======== Given information
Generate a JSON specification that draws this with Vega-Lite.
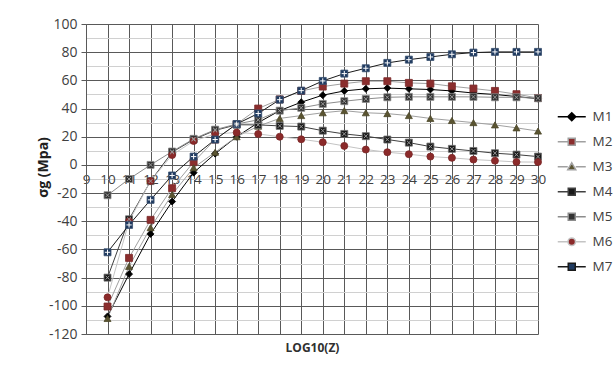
{
  "$schema": "https://vega.github.io/schema/vega-lite/v6.json",
  "width": 452,
  "height": 310,
  "autosize": {"type": "none"},
  "padding": {"left": 86, "top": 24, "right": 78, "bottom": 40},
  "background": "white",
  "config": {"view": {"stroke": null}, "font": "Open Sans"},
  "data": {
    "values": [
      {"x": 10, "M1": -107.5, "M2": -100.5, "M3": -109, "M4": -80, "M5": -21.5, "M6": -94, "M7": -62},
      {"x": 11, "M1": -77.5, "M2": -66, "M3": -72, "M4": -38.6, "M5": -10, "M6": -40, "M7": -42.6},
      {"x": 12, "M1": -49, "M2": -39, "M3": -44.5, "M4": -11.5, "M5": 0, "M6": -11.4, "M7": -24.8},
      {"x": 13, "M1": -26, "M2": -16.5, "M3": -21, "M4": 9, "M5": 9.5, "M6": 7, "M7": -7.5},
      {"x": 14, "M1": -5.5, "M2": 2, "M3": -2, "M4": 18, "M5": 18.5, "M6": 17, "M7": 5.9},
      {"x": 15, "M1": 8, "M2": 18, "M3": 9, "M4": 24.5, "M5": 25, "M6": 22, "M7": 18},
      {"x": 16, "M1": 20, "M2": 29, "M3": 20, "M4": 28.5, "M5": 29, "M6": 23, "M7": 29},
      {"x": 17, "M1": 30, "M2": 40, "M3": 27.5, "M4": 28.4, "M5": 32, "M6": 22, "M7": 36.5},
      {"x": 18, "M1": 38.5, "M2": 46.5, "M3": 33, "M4": 27.7, "M5": 38.5, "M6": 20, "M7": 46.3},
      {"x": 19, "M1": 44.5, "M2": 52.5, "M3": 35, "M4": 27.2, "M5": 40.5, "M6": 18.2, "M7": 52.7},
      {"x": 20, "M1": 49.5, "M2": 55.6, "M3": 37, "M4": 24.3, "M5": 43.3, "M6": 16.1, "M7": 59.6},
      {"x": 21, "M1": 52.5, "M2": 57.7, "M3": 38.5, "M4": 22, "M5": 45.2, "M6": 13.5, "M7": 64.8},
      {"x": 22, "M1": 54, "M2": 59.4, "M3": 37, "M4": 20.4, "M5": 46.8, "M6": 10.9, "M7": 68.6},
      {"x": 23, "M1": 54.5, "M2": 59.4, "M3": 36.4, "M4": 18, "M5": 48, "M6": 9, "M7": 72.4},
      {"x": 24, "M1": 54, "M2": 58.2, "M3": 35, "M4": 15.8, "M5": 48.3, "M6": 7.6, "M7": 74.7},
      {"x": 25, "M1": 53.5, "M2": 57.7, "M3": 33, "M4": 13, "M5": 48.3, "M6": 5.9, "M7": 76.6},
      {"x": 26, "M1": 52.5, "M2": 55.8, "M3": 31.5, "M4": 11.4, "M5": 48.3, "M6": 5, "M7": 78.5},
      {"x": 27, "M1": 51, "M2": 54.2, "M3": 30, "M4": 9.9, "M5": 48.3, "M6": 3.8, "M7": 79.7},
      {"x": 28, "M1": 50, "M2": 52.5, "M3": 28.4, "M4": 8.3, "M5": 48, "M6": 3, "M7": 80.2},
      {"x": 29, "M1": 48.5, "M2": 50.2, "M3": 26.3, "M4": 7.3, "M5": 48, "M6": 2.1, "M7": 80.2},
      {"x": 30, "M1": 47, "M2": 47.5, "M3": 24, "M4": 5.9, "M5": 47.3, "M6": 2, "M7": 80.2}
    ]
  },
  "transform": [{"fold": ["M1", "M2", "M3", "M4", "M5", "M6", "M7"], "as": ["s", "v"]}],
  "encoding": {
    "x": {
      "field": "x",
      "type": "quantitative",
      "scale": {"domain": [9, 30], "nice": false, "zero": false},
      "axis": {
        "values": [9, 10, 11, 12, 13, 14, 15, 16, 17, 18, 19, 20, 21, 22, 23, 24, 25, 26, 27, 28, 29, 30],
        "offset": -169,
        "grid": true,
        "gridColor": "#595959",
        "gridWidth": 1,
        "domain": false,
        "tickColor": "#595959",
        "tickSize": 5,
        "labelFontSize": 13.5,
        "labelColor": "#404040",
        "labelPadding": 2,
        "labelFlush": false,
        "labelOverlap": false,
        "title": "LOG10(Z)",
        "titleFontSize": 12,
        "titleFontWeight": "bold",
        "titleColor": "#303030",
        "titleY": 182,
        "titleBaseline": "middle"
      }
    },
    "y": {
      "field": "v",
      "type": "quantitative",
      "scale": {"domain": [-120, 100], "nice": false, "zero": false},
      "axis": {
        "values": [-120, -110, -100, -90, -80, -70, -60, -50, -40, -30, -20, -10, 0, 10, 20, 30, 40, 50, 60, 70, 80, 90, 100],
        "grid": true,
        "gridColor": {"condition": {"test": "datum.value % 20 === 0", "value": "#595959"}, "value": "#d0d0d0"},
        "gridWidth": 1,
        "domain": true,
        "domainColor": "#595959",
        "tickColor": "#595959",
        "tickOpacity": {"condition": {"test": "datum.value % 20 === 0", "value": 1}, "value": 0},
        "tickSize": 5,
        "labelExpr": "datum.value % 20 === 0 ? '' + datum.value : ''",
        "labelFontSize": 14,
        "labelColor": "#404040",
        "labelPadding": 4,
        "labelFlush": false,
        "labelOverlap": false,
        "title": "σg (Mpa)",
        "titleFontSize": 14,
        "titleFontWeight": "bold",
        "titleColor": "#202020",
        "titleX": -43,
        "titleY": 143,
        "titleAngle": 270,
        "titleAlign": "center",
        "titleBaseline": "middle"
      }
    }
  },
  "layer": [
    {
      "mark": {"type": "line", "strokeWidth": 1},
      "encoding": {
        "stroke": {
          "field": "s",
          "type": "nominal",
          "scale": {"domain": ["M1", "M2", "M3", "M4", "M5", "M6", "M7"], "range": ["#000000", "#a0a0a0", "#a0a0a0", "#404040", "#8c8c8c", "#c4c4c4", "#1a1a1a"]},
          "legend": null
        }
      }
    },
    {
      "mark": {"type": "point", "filled": true, "size": 49, "strokeWidth": 0.8, "opacity": 1},
      "encoding": {
        "fill": {
          "field": "s",
          "type": "nominal",
          "scale": {"domain": ["M1", "M2", "M3", "M4", "M5", "M6", "M7"], "range": ["#000000", "#8b2e2e", "#5a5431", "#1a1a1a", "#333333", "#8b2a2a", "#1f3a60"]},
          "legend": null
        },
        "stroke": {
          "field": "s",
          "type": "nominal",
          "scale": {"domain": ["M1", "M2", "M3", "M4", "M5", "M6", "M7"], "range": ["#000000", "#7a2828", "#4d482a", "#707070", "#8c8c8c", "#7a2626", "#3a5070"]},
          "legend": null
        },
        "shape": {
          "field": "s",
          "type": "nominal",
          "scale": {"domain": ["M1", "M2", "M3", "M4", "M5", "M6", "M7"], "range": ["diamond", "square", "triangle-up", "square", "square", "circle", "square"]},
          "legend": null
        }
      }
    },
    {
      "transform": [{"filter": {"field": "s", "oneOf": ["M4", "M5"]}}],
      "mark": {"type": "point", "filled": false, "size": 49, "shape": "M-0.55,-0.55L0.55,0.55M0.55,-0.55L-0.55,0.55", "stroke": "#9a9a9a", "strokeWidth": 1, "opacity": 1},
      "encoding": {}
    },
    {
      "transform": [{"filter": {"field": "s", "equal": "M7"}}],
      "mark": {"type": "point", "filled": false, "size": 49, "shape": "M-0.75,0H0.75M0,-0.75V0.75", "stroke": "#ffffff", "strokeWidth": 1, "opacity": 1},
      "encoding": {}
    },
    {
      "transform": [{"filter": "datum.x > 1000"}],
      "mark": {"type": "point", "filled": true, "size": 100, "strokeWidth": 1, "opacity": 1},
      "encoding": {
        "fill": {
          "field": "s",
          "type": "nominal",
          "scale": {"domain": ["M1", "M2", "M3", "M4", "M5", "M6", "M7"], "range": ["#000000", "#8b2e2e", "#5a5431", "#1a1a1a", "#333333", "#8b2a2a", "#1f3a60"]},
          "legend": {
            "orient": "none",
            "legendX": 479,
            "legendY": 86,
            "title": null,
            "symbolSize": 100,
            "labelOffset": 14,
            "labelFontSize": 13.5,
            "labelColor": "#404040",
            "rowPadding": 10
          }
        },
        "stroke": {
          "field": "s",
          "type": "nominal",
          "scale": {"domain": ["M1", "M2", "M3", "M4", "M5", "M6", "M7"], "range": ["#000000", "#a0a0a0", "#a0a0a0", "#404040", "#8c8c8c", "#c4c4c4", "#1a1a1a"]},
          "legend": {
            "orient": "none",
            "legendX": 479,
            "legendY": 86,
            "title": null,
            "symbolSize": 100,
            "labelOffset": 14,
            "labelFontSize": 13.5,
            "labelColor": "#404040",
            "rowPadding": 10
          }
        },
        "shape": {
          "field": "s",
          "type": "nominal",
          "scale": {
            "domain": ["M1", "M2", "M3", "M4", "M5", "M6", "M7"],
            "range": [
              "M-2.8,0H-0.8M0.8,0H2.8M0,-0.8L0.8,0L0,0.8L-0.8,0Z",
              "M-2.8,0H-0.7M0.7,0H2.8M-0.7,-0.7H0.7V0.7H-0.7Z",
              "M-2.8,0H-0.8M0.8,0H2.8M0,-0.8L0.8,0.6H-0.8Z",
              "M-2.8,0H-0.7M0.7,0H2.8M-0.7,-0.7H0.7V0.7H-0.7Z",
              "M-2.8,0H-0.7M0.7,0H2.8M-0.7,-0.7H0.7V0.7H-0.7Z",
              "M-2.8,0H-0.75M0.75,0H2.8M0.75,0A0.75,0.75,0,1,1,-0.75,0A0.75,0.75,0,1,1,0.75,0Z",
              "M-2.8,0H-0.7M0.7,0H2.8M-0.7,-0.7H0.7V0.7H-0.7Z"
            ]
          },
          "legend": {
            "orient": "none",
            "legendX": 479,
            "legendY": 86,
            "title": null,
            "symbolSize": 100,
            "labelOffset": 14,
            "labelFontSize": 13.5,
            "labelColor": "#404040",
            "rowPadding": 10
          }
        }
      }
    }
  ],
  "resolve": {"scale": {"shape": "independent", "fill": "independent", "stroke": "independent"}}
}
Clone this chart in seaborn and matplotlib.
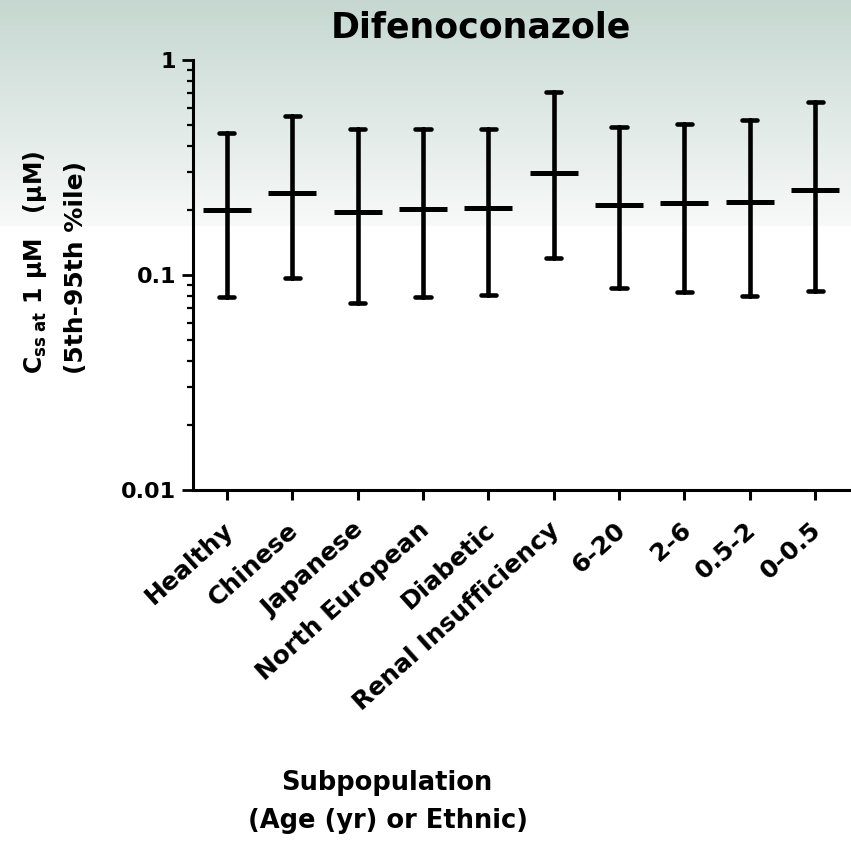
import numpy as np
import pandas as pd
import matplotlib
matplotlib.use("Agg")
import matplotlib.pyplot as plt
from matplotlib.ticker import FixedLocator, LogLocator, NullFormatter
import matplotlib.transforms as mtransforms
import seaborn as sns

# Steady-state concentration percentiles per subpopulation
categories = ["Healthy", "Chinese", "Japanese", "North European", "Diabetic",
              "Renal Insufficiency", "6-20", "2-6", "0.5-2", "0-0.5"]
p5 = [0.079, 0.097, 0.074, 0.079, 0.081, 0.120, 0.087, 0.083, 0.080, 0.084]
median = [0.200, 0.240, 0.196, 0.202, 0.204, 0.299, 0.212, 0.216, 0.218, 0.249]
p95 = [0.459, 0.549, 0.476, 0.480, 0.476, 0.712, 0.486, 0.504, 0.526, 0.640]

ytick_values = [0.01, 0.1, 1]
ytick_labels = ["0.01", "0.1", "1"]

title = "Difenoconazole"
xlabel_lines = ["Subpopulation", "(Age (yr) or Ethnic)"]

sns.set_theme(style="ticks")
plt.rcParams["font.family"] = ["DejaVu Sans"]
plt.rcParams["mathtext.fontset"] = "dejavusans"
plt.rcParams["mathtext.default"] = "bf"
for key in ["text.color", "axes.labelcolor", "xtick.color", "ytick.color",
            "axes.edgecolor"]:
    plt.rcParams[key] = "black"

W, H = 851, 842
fig = plt.figure(figsize=(W / 100, H / 100), dpi=100)
fig.patch.set_facecolor("white")

# soft grey-green band fading to white behind the upper part of the figure
bg = fig.add_axes([0, 0, 1, 1], zorder=-10)
rows = np.arange(H)
t = np.clip(rows / 225.0, 0, 1)
top = np.array([0.775, 0.845, 0.818])
mid = np.array([0.972, 0.978, 0.976])
col = top[None, :] * (1 - t[:, None]) + mid[None, :] * t[:, None]
col[rows > 225] = 1.0
img = np.repeat(col[:, None, :], 4, axis=1)
bg.imshow(img, aspect="auto", extent=[0, 1, 0, 1], origin="upper")
bg.set_axis_off()

ax = fig.add_axes([193 / W, 1 - 490 / H, (849 - 193) / W, (490 - 60) / H])
ax.set_facecolor("none")

# long table: three values per group, so median / full range give 50th and 5th-95th
df = pd.DataFrame({
    "group": np.repeat(categories, 3),
    "value": np.ravel(np.column_stack([p5, median, p95])),
})

sns.pointplot(data=df, x="group", y="value", order=categories,
              estimator="median", errorbar=("pi", 100),
              linestyle="none", marker="_", markersize=34,
              markeredgewidth=3.6, color="black", capsize=0.23,
              err_kws={"linewidth": 3.3}, ax=ax)

ax.set_yscale("log")
ax.set_ylim(0.01, 1)
ax.set_xlim(-0.52, 9.52)
ax.yaxis.set_major_locator(FixedLocator(ytick_values))
ax.set_yticklabels(ytick_labels)
ax.yaxis.set_minor_locator(LogLocator(base=10, subs=np.arange(2, 10)))
ax.yaxis.set_minor_formatter(NullFormatter())

for s in ["top", "right"]:
    ax.spines[s].set_visible(False)
for s in ["left", "bottom"]:
    ax.spines[s].set_linewidth(2.2)
    ax.spines[s].set_color("black")

ax.tick_params(axis="y", which="major", length=8, width=2, labelsize=16,
               pad=4)
ax.tick_params(axis="y", which="minor", length=4, width=1.6)
ax.tick_params(axis="x", which="major", length=7, width=2.2, labelsize=18,
               pad=13)
for lab in ax.get_yticklabels():
    lab.set_fontweight("bold")
ax.set_xticks(range(len(categories)))
ax.set_xticklabels(categories, rotation=42, ha="right", va="top",
                   rotation_mode="anchor", fontweight="bold", fontsize=18)
shift = mtransforms.ScaledTranslation(-5 / 100, 0, fig.dpi_scale_trans)
for lab in ax.get_xticklabels():
    lab.set_transform(lab.get_transform() + shift)
ax.set_xlabel("")
ax.set_ylabel("")

fig.text(481 / W, 1 - 37 / H, title, ha="center", va="baseline",
         fontsize=25, fontweight="bold")

fig.text(35 / W, 1 - 262 / H, r"C$_{ss\ at}$ 1 μM   (μM)",
         rotation=90, ha="center", va="center", fontsize=17, fontweight="bold")
fig.text(76 / W, 1 - 268 / H, "(5th-95th %ile)",
         rotation=90, ha="center", va="center", fontsize=18, fontweight="bold")

fig.text(387 / W, 1 - 783 / H, xlabel_lines[0], ha="center", va="center",
         fontsize=18.5, fontweight="bold")
fig.text(388 / W, 1 - 821 / H, xlabel_lines[1], ha="center", va="center",
         fontsize=18.5, fontweight="bold")

fig.savefig("out.png", dpi=100)
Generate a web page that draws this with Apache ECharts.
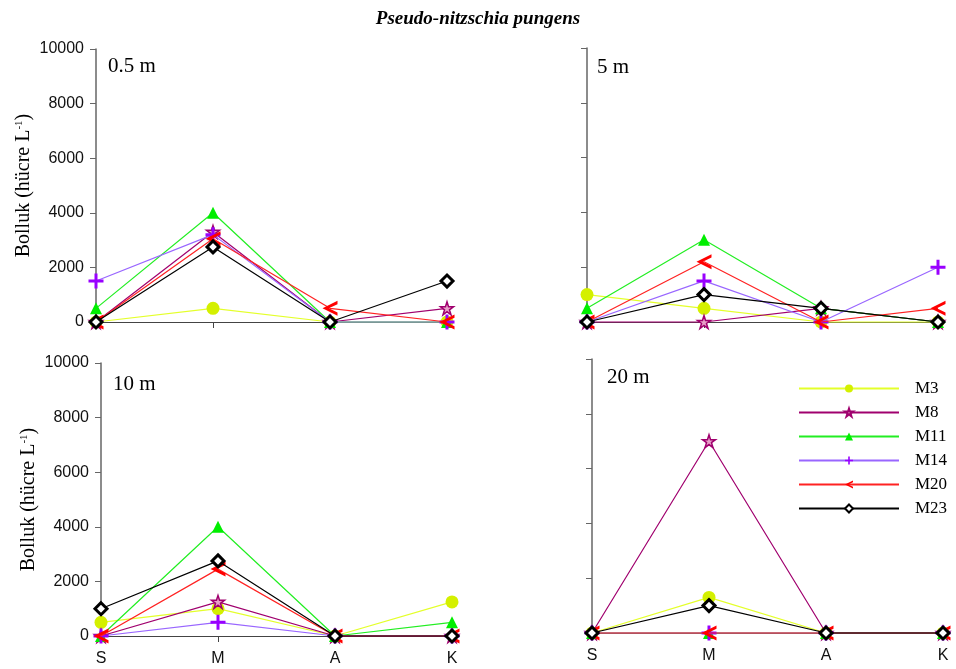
================
• [Problem to solve]
Pull out every line containing "matplotlib".

• [Written answer]
Clone this chart in seaborn and matplotlib.
import matplotlib
matplotlib.use("Agg")
import matplotlib.pyplot as plt
from matplotlib.ticker import FixedLocator, LogLocator, NullFormatter
import matplotlib.transforms as mtransforms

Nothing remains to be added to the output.